Ninety-two percent of the men and women in our study who became parents described more conflict after having their baby than before they became parents. The division of workload in the family wins hands down as the issue most likely to cause conflict in the first two years. Women feel the impact of the transition more strongly during the first six months after birth, and their husbands feel it more strongly in the following year.

Why does satisfaction with marriage go down? It begins, we think, with the issue of men's and women's roles. The new ideology of egalitarian relationships between men and women has made some inroads on the work front. Most couples, however, are not prepared for the strain of creating more egalitarian relationships at home, and it is this strain that leads men and women to feel more negatively about their partners and the state of their marriage.

Men's increasing involvement in the preparation for the day of the baby's birth leads both spouses to expect that he will be involved in what follows--the ongoing daily care and rearing of the children. How ironic that the recent widespread participation of fathers in the births of their babies has become a source of new parents' disappointment when the men do not stay involved in their babies' early care.

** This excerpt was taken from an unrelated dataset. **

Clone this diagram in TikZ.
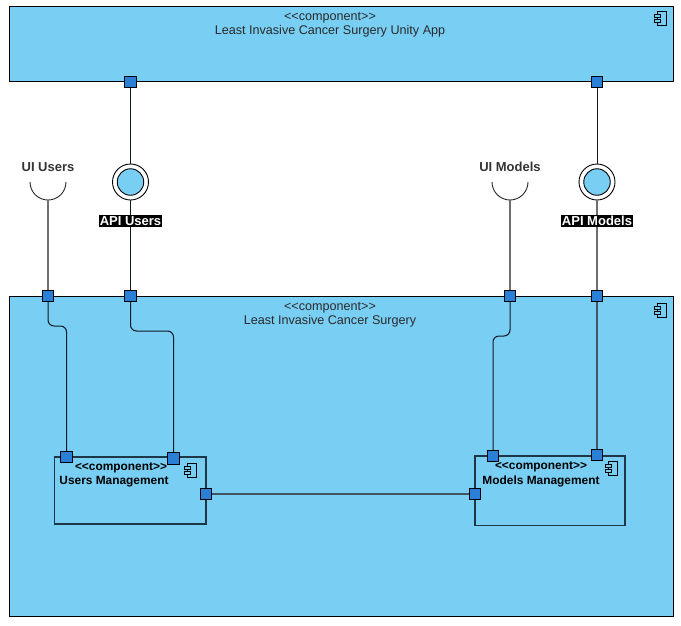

The transition to parenthood heightens the differences between men and women, which leads to more conflict between them. This, in turn, threaten the equilibrium of their marriage.

Needed: Couples Groups

Family making is a joint endeavor, not just during pregnancy, but in the years to come. Men simply have little access to settings in which they can share their experiences about intimate family matters. Given how stressful family life is for so many couples, we feel it is important to help them understand how their increasing differences during this transition may be generating more distance between them. Most couples must rebalance of the relationship.

Our results show that when sensitive group leaders help men and women focus on what is happening to them as individuals and as a couple during their transition to parenthood, it buffers them from turning their strain into dissatisfaction with each other. Why intervene with couples in groups? We find that a group setting provides the kind of support that contemporary couples often lack.